In vielen Städten gebe es ein Überangebot an Gewerbe- und Büroflächen mit geringeren Erträgen. Mieten dort seien weniger stark gestiegen als die Wohnungsmieten. Auch die Bodenpreise seien je nach Nutzung unterschiedlich. Bei der Anpassung von Bauzonen sollte Raumplanung deshalb darauf achten, dass für Bauland unabhängig von der Nutzung ähnliche Preise erzielt würden.

"Das andere ist die Umwidmung von Büroflächen in Wohnraum. Das müsste man für die Eigentümer attraktiver machen, denn die haben Angst, dass sie nicht mehr zurückwechseln können. Flexibilität ist auch beim Verdichten gefragt, mit dem wir uns hier bei Avenir Suisse aus ökologischen Gründen viel beschäftigen. Bei dem Wort zucken viele zusammen und denken an gesichtslose Hochhäuser. Das muss aber nicht sein. Ich denke an eine langfristige Erneuerung des Baubestandes. In Zürich werden so etwa rund um den See Einfamilienhäuser in Mehrfamilienhäuser umgewandelt. Für Umlandgemeinden und Speckgürtel wäre das ebenfalls eine Möglichkeit. Das ist eine sanfte Verdichtung, keine spektakuläre, sie zahlt sich aber in der Summe aus", sagt Marco Salvi.

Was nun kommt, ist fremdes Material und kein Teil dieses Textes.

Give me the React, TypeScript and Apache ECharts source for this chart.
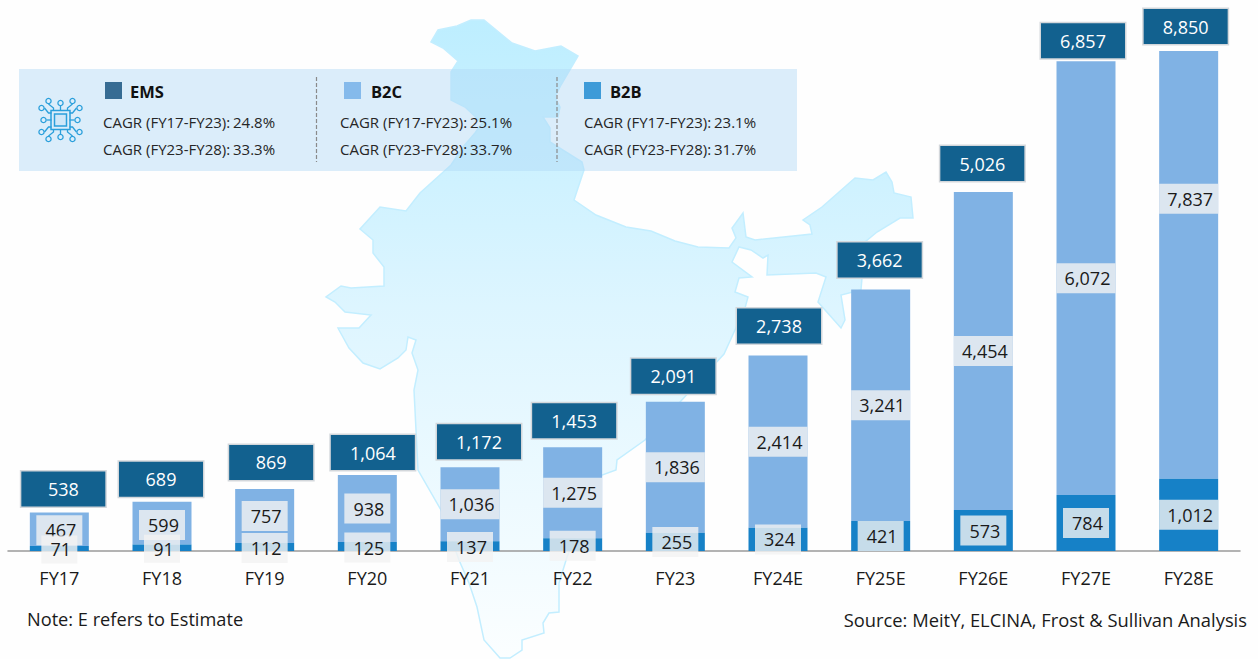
import React, { useEffect, useRef } from "react";
import * as echarts from "echarts";

const categories = ["FY17", "FY18", "FY19", "FY20", "FY21", "FY22", "FY23", "FY24E", "FY25E", "FY26E", "FY27E", "FY28E"];
const b2bValues = [71, 91, 112, 125, 137, 178, 255, 324, 421, 573, 784, 1012];
const b2cValues = [467, 599, 757, 938, 1036, 1275, 1836, 2414, 3241, 4454, 6072, 7837];
const totalValues = [538, 689, 869, 1064, 1172, 1453, 2091, 2738, 3662, 5026, 6857, 8850];
const legendNames = ["EMS", "B2C", "B2B"];
const cagrEarly = ["24.8%", "25.1%", "23.1%"];
const cagrLate = ["33.3%", "33.7%", "31.7%"];

// The reference breaks its own scale for the last bar: the axis stops at 7,000 and the bar is clipped there.
const Y_MAX = 7000;
const totalDx = [4, -1, 6.5, 5.5, 9, 1.5, -2, 1, -1, -1, -3, -3];
const totalGap = [6, 5, 9, 5, 8, 9, 8, 12, 12, 11, 3, 7];
const b2cDy = [1, 2, 0, 0, 0, 0, 0, 0, 0, 0, 0, -66];
const b2bDy = [1, 1, 1, 1, 1, 1, 0, 0, 0, 0, 0, 0];

const FONT = "'Open Sans'";
const fmt = (v: number) => v.toLocaleString("en-US");
const boxWidth = (v: number) => (v < 100 ? 36 : v < 1000 ? 46 : 59);

const mapOutline = [
  [431, 42], [438, 30], [457, 26], [471, 20], [484, 20], [512, 43], [535, 51], [561, 46], [578, 56], [561, 85], [555, 97],
  [560, 107], [558, 117], [543, 117], [550, 128], [550, 142], [582, 162], [584, 170], [574, 200], [596, 215], [626, 227],
  [651, 231], [675, 241], [698, 247], [729, 248], [736, 238], [732, 228], [743, 213], [746, 237], [755, 240], [812, 234],
  [810, 225], [803, 220], [822, 207], [855, 178], [873, 180], [886, 172], [892, 182], [894, 193], [911, 197], [913, 218],
  [900, 218], [877, 232], [865, 242], [861, 290], [841, 295], [845, 320], [841, 328], [818, 302], [826, 277], [816, 273],
  [767, 275], [768, 255], [763, 258], [751, 250], [739, 247], [732, 262], [752, 277], [739, 278], [735, 292], [748, 297],
  [745, 308], [724, 354], [680, 402], [645, 440], [617, 460], [616, 470], [602, 475], [567, 557], [559, 583], [559, 612],
  [549, 613], [543, 623], [544, 633], [522, 640], [522, 650], [510, 658], [500, 658], [484, 640], [477, 607], [469, 583],
  [459, 560], [441, 510], [418, 470], [414, 390], [418, 370], [412, 353], [416, 340], [408, 337], [406, 350], [398, 358],
  [380, 369], [363, 363], [349, 348], [339, 330], [338, 328], [359, 328], [371, 315], [345, 312], [335, 302], [326, 297],
  [341, 286], [351, 288], [384, 286], [384, 267], [373, 253], [373, 240], [360, 229], [380, 207], [406, 211], [420, 193],
  [451, 165], [463, 147], [475, 133], [482, 123], [465, 107], [451, 100], [451, 72], [458, 61], [443, 48],
];

function chipIcon() {
  const c = "#2A9FDB";
  const cx = 60.5;
  const cy = 120;
  const line = { stroke: c, lineWidth: 1.3, fill: "none" };
  const dot = { stroke: c, lineWidth: 1.3, fill: "#DCEEFB" };
  const children: any[] = [
    { type: "rect", shape: { x: cx - 9.5, y: cy - 9.5, width: 19, height: 19 }, style: { stroke: c, lineWidth: 1.5, fill: "none" } },
    { type: "rect", shape: { x: cx - 6, y: cy - 6, width: 12, height: 12 }, style: { stroke: c, lineWidth: 1.5, fill: "#CFE7F8" } },
  ];
  [-1, 0, 1].forEach((t) => {
    const off = t * 7;
    const reach = t === 0 ? 14 : 16;
    const bend = t * 5;
    [-1, 1].forEach((s) => {
      children.push({ type: "polyline", shape: { points: [[cx + off, cy + s * 9], [cx + off, cy + s * 12], [cx + off + bend, cy + s * reach]] }, style: line });
      children.push({ type: "circle", shape: { cx: cx + off + bend, cy: cy + s * (reach + 3), r: 2.6 }, style: dot });
      children.push({ type: "polyline", shape: { points: [[cx + s * 9, cy + off], [cx + s * 12, cy + off], [cx + s * reach, cy + off + bend]] }, style: line });
      children.push({ type: "circle", shape: { cx: cx + s * (reach + 3), cy: cy + off + bend, r: 2.6 }, style: dot });
    });
  });
  return { type: "group", z: 6, children };
}

function legendGraphics() {
  const swatch = ["#376C93", "#85BAEB", "#3E9BD8"];
  const swatchX = [105, 344, 584];
  const nameX = [130, 371, 610];
  const textX = [103, 340, 584];
  const valueX = [233, 470, 714];
  const items: any[] = [];
  const txt = (x: number, y: number, text: string, extra: any = {}) => ({
    type: "text",
    z: 6,
    x,
    y,
    style: { text, fill: "#262626", font: `15px ${FONT}`, verticalAlign: "middle", ...extra },
  });
  legendNames.forEach((n, i) => {
    items.push({ type: "rect", z: 6, shape: { x: swatchX[i], y: 82, width: 17, height: 17 }, style: { fill: swatch[i] } });
    items.push(txt(nameX[i], 91, n, { font: `bold 16.5px ${FONT}`, fill: "#111" }));
    items.push(txt(textX[i], 122, "CAGR (FY17-FY23):"));
    items.push(txt(valueX[i], 122, cagrEarly[i]));
    items.push(txt(textX[i], 149, "CAGR (FY23-FY28):"));
    items.push(txt(valueX[i], 149, cagrLate[i]));
  });
  [316.5, 557].forEach((x) => {
    items.push({ type: "line", z: 6, shape: { x1: x, y1: 77, x2: x, y2: 162 }, style: { stroke: "#8A8A8A", lineWidth: 1.2, lineDash: [4, 2] } });
  });
  return items;
}

export default function App() {
  const ref = useRef<HTMLDivElement>(null);
  useEffect(() => {
    const chart = echarts.init(ref.current!, undefined, { renderer: "svg" });
    const segLabel = (color: string) => ({
      show: true,
      position: "inside",
      color,
      fontFamily: FONT,
      fontSize: 18,
      height: 30,
      lineHeight: 30,
      padding: [0, 0, 0, 3],
      align: "center",
      verticalAlign: "middle",
      backgroundColor: "rgba(242,242,242,0.8)",
    });
    chart.setOption({
      animation: false,
      backgroundColor: "#FEFEFE",
      grid: { left: 8, right: 18, top: 51, bottom: 108 },
      xAxis: {
        type: "category",
        data: categories,
        z: 1,
        axisLine: { lineStyle: { color: "#9A9A9A", width: 1.5 } },
        axisTick: { show: false },
        axisLabel: { color: "#1a1a1a", fontFamily: FONT, fontSize: 18, margin: 18 },
      },
      yAxis: { type: "value", min: 0, max: Y_MAX, show: false, splitLine: { show: false } },
      graphic: [
        {
          type: "polygon",
          z: -10,
          shape: { points: mapOutline },
          style: {
            fill: new echarts.graphic.LinearGradient(0, 0, 0, 1, [
              { offset: 0, color: "#BDEEFF" },
              { offset: 0.45, color: "#DDF5FF" },
              { offset: 1, color: "#FBFEFF" },
            ]),
            stroke: "#C3EEFF",
            lineWidth: 1.5,
          },
        },
        { type: "rect", z: -5, shape: { x: 19, y: 69, width: 778, height: 102 }, style: { fill: "rgba(175,216,245,0.44)" } },
        chipIcon(),
        ...legendGraphics(),
        { type: "text", x: 27, y: 619, style: { text: "Note: E refers to Estimate", fill: "#1a1a1a", font: `18.2px ${FONT}`, verticalAlign: "middle" } },
        { type: "text", x: 1247, y: 619, style: { text: "Source: MeitY, ELCINA, Frost & Sullivan Analysis", fill: "#1a1a1a", font: `18.35px ${FONT}`, align: "right", verticalAlign: "middle" } },
      ],
      series: [
        {
          name: "B2B",
          type: "bar",
          stack: "total",
          barWidth: 59,
          z: 3,
          itemStyle: { color: "#1681C7" },
          data: b2bValues.map((v, i) => ({
            value: v,
            label: {
              ...segLabel("#1a1a1a"),
              width: boxWidth(v) - 3,
              height: v < 100 ? 28 : 30,
              lineHeight: v < 100 ? 28 : 30,
              offset: [0, b2bDy[i]],
              formatter: fmt(v),
            },
          })),
        },
        {
          name: "B2C",
          type: "bar",
          stack: "total",
          barWidth: 59,
          z: 2,
          itemStyle: { color: "#80B2E4" },
          data: b2cValues.map((v, i) => ({
            value: v,
            label: { ...segLabel("#1a1a1a"), width: boxWidth(v) - 3, offset: [0, b2cDy[i]], formatter: fmt(v) },
          })),
        },
        {
          name: "EMS",
          type: "scatter",
          symbolSize: 0,
          clip: false,
          z: 4,
          itemStyle: { opacity: 1 },
          data: totalValues.map((v, i) => ({
            value: Math.min(v, Y_MAX),
            label: {
              show: true,
              position: "top",
              distance: totalGap[i],
              offset: [totalDx[i], 0],
              formatter: fmt(v),
              color: "#fff",
              fontFamily: FONT,
              fontSize: 18,
              width: 84,
              height: 35,
              lineHeight: 35,
              opacity: 1,
              backgroundColor: "#12618F",
              borderColor: "#D3D7DB",
              borderWidth: 1.5,
            },
          })),
        },
      ],
    });
    return () => chart.dispose();
  }, []);
  return <div ref={ref} style={{ position: "absolute", left: 0, top: 0, width: 1258, height: 659 }} />;
}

Orte, wo man kein Geld braucht

Reparieren, umbauen, weiterbauen: das sind auch die Ansätze von Vittorio Magnago Lampugnani: "Die weltweite Bauwirtschaft ist verantwortlich für 30 Prozent der CO₂-Emissionen, für 40 Prozent des Energieverbrauchs, für 60 Prozent des Abfallaufkommens und 70 Prozent des Flächenverbrauchs. Je länger ein Gebäude lebt, desto ökologischer ist es. Und nur eine kompakte Stadt kann ökologisch sein."

Stadtplaner werden auch gezwungen sein, umzudenken, wenn das alte Erfolgsmodell Dauerkonsum bröckelt. Was Menschen jeden Alters schon seit langem am meisten vermissen, wenn man sie zu ihrer Stadt befragt, sind Orte, an denen sie sein können, ohne Geld ausgeben zu müssen. In manchen deutschen Kommunen wurden für den Konsumzwang in den vergangenen Jahren sogar Parkbänke abmontiert. Wer gemütlich sitzt, kauft nicht.

Einen anderen Weg hat etwa Basel eingeschlagen. Dort ist das "Unternehmen Mitte" erfolgreich. Das Kaffeehaus gehört einer gemeinnützigen Stiftung. Niemand muss hier kaufen oder darf nur gegen Speis' und Trank sitzen und sich mit anderen unterhalten. Das "Unternehmen Mitte" ist - wie es schön gestaltete Plätze oder Parkanlagen sein können - ein öffentliches Wohnzimmer. Die Stadterbauer der Vergangenheit haben das verstanden.

Von Vittorio Magnago Lampugnani ist zuletzt das Buch "Gegen Wegwerfarchitektur. Weniger, dichter, dauerhafter bauen" im Klaus Wagenbach Verlag, Berlin 2023, erschienen.